Bank of America: sponsor of the Pioneer Las Vegas Bowl, recipient of $15 billion from TARP.

U.S. Bancorp: sponsor of the Roady’s Humanitarian Bowl

Eagle Bancorp: sponsor of the EagleBank Bowl, recipient of $38.2 million from TARP

GMAC: sponsor of the GMAC Bowl

Capital One: sponsor of the Capital One Bowl

Some great quotes:

“Some of the advertising folks at these firms might think it’s important to put their corporate brand on public events, but taxpayers might think they’re being taken for a ride,” said Pete Sepp, vice president for policy and communications at the National Taxpayers Union.

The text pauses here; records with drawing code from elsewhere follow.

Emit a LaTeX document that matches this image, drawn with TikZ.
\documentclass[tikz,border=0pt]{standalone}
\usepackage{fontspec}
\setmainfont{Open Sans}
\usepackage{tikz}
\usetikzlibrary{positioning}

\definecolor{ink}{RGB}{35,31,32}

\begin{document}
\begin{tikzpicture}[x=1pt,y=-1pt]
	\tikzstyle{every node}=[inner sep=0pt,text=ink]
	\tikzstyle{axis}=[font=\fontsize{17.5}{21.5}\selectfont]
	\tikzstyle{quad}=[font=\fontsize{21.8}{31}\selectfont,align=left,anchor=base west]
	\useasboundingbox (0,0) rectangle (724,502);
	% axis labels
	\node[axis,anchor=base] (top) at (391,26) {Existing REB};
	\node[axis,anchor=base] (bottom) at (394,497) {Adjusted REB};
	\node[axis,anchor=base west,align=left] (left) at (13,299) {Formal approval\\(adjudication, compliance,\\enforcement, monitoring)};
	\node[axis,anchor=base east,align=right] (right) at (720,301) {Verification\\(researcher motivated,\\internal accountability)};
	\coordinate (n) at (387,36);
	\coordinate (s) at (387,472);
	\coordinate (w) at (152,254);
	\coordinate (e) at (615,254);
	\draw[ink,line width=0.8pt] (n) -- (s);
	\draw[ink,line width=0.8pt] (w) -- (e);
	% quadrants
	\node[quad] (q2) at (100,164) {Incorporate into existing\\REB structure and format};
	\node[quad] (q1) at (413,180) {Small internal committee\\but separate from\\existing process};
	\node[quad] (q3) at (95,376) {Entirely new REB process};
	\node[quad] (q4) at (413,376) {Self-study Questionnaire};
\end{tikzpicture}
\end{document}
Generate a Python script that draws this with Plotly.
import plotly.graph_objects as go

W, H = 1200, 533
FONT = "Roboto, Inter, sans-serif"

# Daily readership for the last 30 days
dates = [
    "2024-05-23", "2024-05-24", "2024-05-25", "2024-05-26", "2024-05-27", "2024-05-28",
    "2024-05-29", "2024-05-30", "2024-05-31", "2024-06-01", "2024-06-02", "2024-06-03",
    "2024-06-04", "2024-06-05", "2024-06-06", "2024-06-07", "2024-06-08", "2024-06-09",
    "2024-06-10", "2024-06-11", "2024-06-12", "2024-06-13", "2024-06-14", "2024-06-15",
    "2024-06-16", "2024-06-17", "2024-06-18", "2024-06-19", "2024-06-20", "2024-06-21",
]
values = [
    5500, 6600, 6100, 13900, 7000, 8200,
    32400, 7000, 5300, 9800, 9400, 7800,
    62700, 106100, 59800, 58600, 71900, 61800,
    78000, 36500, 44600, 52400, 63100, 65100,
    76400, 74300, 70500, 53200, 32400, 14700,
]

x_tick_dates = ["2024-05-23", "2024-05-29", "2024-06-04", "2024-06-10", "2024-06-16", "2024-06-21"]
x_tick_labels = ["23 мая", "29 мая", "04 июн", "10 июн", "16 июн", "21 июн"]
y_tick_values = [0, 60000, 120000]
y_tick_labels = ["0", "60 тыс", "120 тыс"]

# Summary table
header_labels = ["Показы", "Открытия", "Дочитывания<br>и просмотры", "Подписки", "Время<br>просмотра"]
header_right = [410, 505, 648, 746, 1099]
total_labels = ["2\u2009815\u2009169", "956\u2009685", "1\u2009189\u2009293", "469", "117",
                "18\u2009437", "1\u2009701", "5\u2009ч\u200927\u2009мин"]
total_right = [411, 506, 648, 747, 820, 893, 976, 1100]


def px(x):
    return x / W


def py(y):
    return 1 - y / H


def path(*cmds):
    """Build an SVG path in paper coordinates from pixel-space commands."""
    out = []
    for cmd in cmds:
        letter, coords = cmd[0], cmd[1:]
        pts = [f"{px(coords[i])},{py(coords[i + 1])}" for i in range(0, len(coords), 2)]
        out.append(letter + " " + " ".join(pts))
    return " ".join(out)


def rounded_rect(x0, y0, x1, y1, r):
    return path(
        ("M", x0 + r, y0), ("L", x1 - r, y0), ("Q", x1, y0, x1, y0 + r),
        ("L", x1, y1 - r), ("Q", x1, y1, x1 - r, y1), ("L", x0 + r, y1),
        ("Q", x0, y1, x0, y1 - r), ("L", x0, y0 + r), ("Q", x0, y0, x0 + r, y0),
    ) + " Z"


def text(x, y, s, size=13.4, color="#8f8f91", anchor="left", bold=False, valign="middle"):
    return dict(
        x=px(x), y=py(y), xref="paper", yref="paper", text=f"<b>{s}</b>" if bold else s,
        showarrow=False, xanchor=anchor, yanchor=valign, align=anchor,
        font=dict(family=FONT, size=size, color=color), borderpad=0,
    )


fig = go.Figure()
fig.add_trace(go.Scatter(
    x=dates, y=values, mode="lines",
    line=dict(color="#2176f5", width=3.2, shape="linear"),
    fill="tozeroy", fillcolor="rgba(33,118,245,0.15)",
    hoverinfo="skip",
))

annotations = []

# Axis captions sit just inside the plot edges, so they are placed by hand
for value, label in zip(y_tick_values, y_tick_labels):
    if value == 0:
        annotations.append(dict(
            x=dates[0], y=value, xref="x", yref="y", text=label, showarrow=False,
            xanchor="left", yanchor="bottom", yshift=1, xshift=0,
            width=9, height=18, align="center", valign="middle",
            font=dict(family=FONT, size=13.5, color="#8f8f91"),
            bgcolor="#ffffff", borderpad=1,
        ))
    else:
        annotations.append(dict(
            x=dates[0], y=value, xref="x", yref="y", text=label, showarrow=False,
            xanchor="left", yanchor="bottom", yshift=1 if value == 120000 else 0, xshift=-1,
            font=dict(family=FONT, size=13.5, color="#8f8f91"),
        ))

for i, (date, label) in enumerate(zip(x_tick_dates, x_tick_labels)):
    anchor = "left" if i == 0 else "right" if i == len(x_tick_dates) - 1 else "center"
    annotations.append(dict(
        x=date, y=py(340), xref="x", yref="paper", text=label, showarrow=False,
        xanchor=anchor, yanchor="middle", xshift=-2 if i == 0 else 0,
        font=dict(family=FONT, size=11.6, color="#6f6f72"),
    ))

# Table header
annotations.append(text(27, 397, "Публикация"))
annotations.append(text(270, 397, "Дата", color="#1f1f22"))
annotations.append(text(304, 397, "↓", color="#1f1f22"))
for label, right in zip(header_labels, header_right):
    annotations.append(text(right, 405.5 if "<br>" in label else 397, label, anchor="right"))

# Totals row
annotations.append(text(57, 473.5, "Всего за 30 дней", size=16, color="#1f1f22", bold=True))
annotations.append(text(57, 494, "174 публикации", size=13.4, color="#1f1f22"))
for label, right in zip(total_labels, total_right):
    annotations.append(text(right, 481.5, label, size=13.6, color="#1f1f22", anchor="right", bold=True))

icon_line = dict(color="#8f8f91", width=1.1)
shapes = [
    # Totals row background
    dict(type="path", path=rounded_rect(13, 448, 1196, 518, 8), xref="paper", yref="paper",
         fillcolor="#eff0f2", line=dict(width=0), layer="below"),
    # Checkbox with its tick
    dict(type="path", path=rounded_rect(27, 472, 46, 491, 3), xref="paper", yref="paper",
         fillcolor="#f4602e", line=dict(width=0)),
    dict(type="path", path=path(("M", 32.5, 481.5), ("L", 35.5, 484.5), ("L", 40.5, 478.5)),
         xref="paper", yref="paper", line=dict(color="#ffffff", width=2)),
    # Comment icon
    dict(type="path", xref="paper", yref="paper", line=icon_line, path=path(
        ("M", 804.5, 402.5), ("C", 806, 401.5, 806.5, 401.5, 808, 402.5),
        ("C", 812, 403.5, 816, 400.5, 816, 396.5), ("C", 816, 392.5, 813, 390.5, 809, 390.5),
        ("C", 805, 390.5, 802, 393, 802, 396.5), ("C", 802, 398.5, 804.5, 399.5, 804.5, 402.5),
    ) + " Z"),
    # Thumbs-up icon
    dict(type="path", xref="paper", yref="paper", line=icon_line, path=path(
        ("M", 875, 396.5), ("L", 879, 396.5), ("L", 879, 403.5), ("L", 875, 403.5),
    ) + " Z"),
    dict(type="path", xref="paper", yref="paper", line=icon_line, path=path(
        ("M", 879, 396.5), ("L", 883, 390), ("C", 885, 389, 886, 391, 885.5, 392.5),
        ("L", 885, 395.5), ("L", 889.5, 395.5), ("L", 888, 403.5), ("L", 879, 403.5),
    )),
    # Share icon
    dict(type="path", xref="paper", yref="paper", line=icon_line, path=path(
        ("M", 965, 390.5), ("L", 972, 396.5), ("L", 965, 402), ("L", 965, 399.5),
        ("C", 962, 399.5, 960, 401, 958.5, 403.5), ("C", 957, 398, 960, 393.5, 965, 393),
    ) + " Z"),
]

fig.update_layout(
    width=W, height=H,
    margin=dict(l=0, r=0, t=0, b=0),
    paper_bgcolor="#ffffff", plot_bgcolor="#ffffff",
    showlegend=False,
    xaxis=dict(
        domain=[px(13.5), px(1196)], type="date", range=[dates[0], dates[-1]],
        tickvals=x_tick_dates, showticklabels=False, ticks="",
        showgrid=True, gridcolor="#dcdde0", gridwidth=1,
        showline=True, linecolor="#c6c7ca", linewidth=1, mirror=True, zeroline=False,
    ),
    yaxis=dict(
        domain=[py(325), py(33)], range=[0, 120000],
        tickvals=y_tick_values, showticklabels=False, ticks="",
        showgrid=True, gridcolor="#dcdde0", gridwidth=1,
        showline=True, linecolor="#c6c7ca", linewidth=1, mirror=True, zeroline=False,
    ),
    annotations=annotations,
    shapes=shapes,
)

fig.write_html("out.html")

Rep. Scott Garrett (R., N.J.) ,,, questioned why banks — which reportedly aren’t using federal funds to lend to consumers as intended — need to sponsor nationally televised sporting events. “The irony is these guys aren’t lending to people, so what are they advertising for?” Mr. Garrett said.

“There’s interestingly zero sense of shame” from banks paying for vanity advertising, said Grover Norquist, president of Americans for Tax Reform.

There has always been big money in college sports (in recent history at least), mainly for the top men’s major sports programs, primarily football and basketball. The big money part is not new.

Federal funding of college bowl games is the new twist. Hopefully, a backlash of consumer sentiment will cause these recipeients of bailout money to spend less on advertising and more on lending and shoring up their businesses.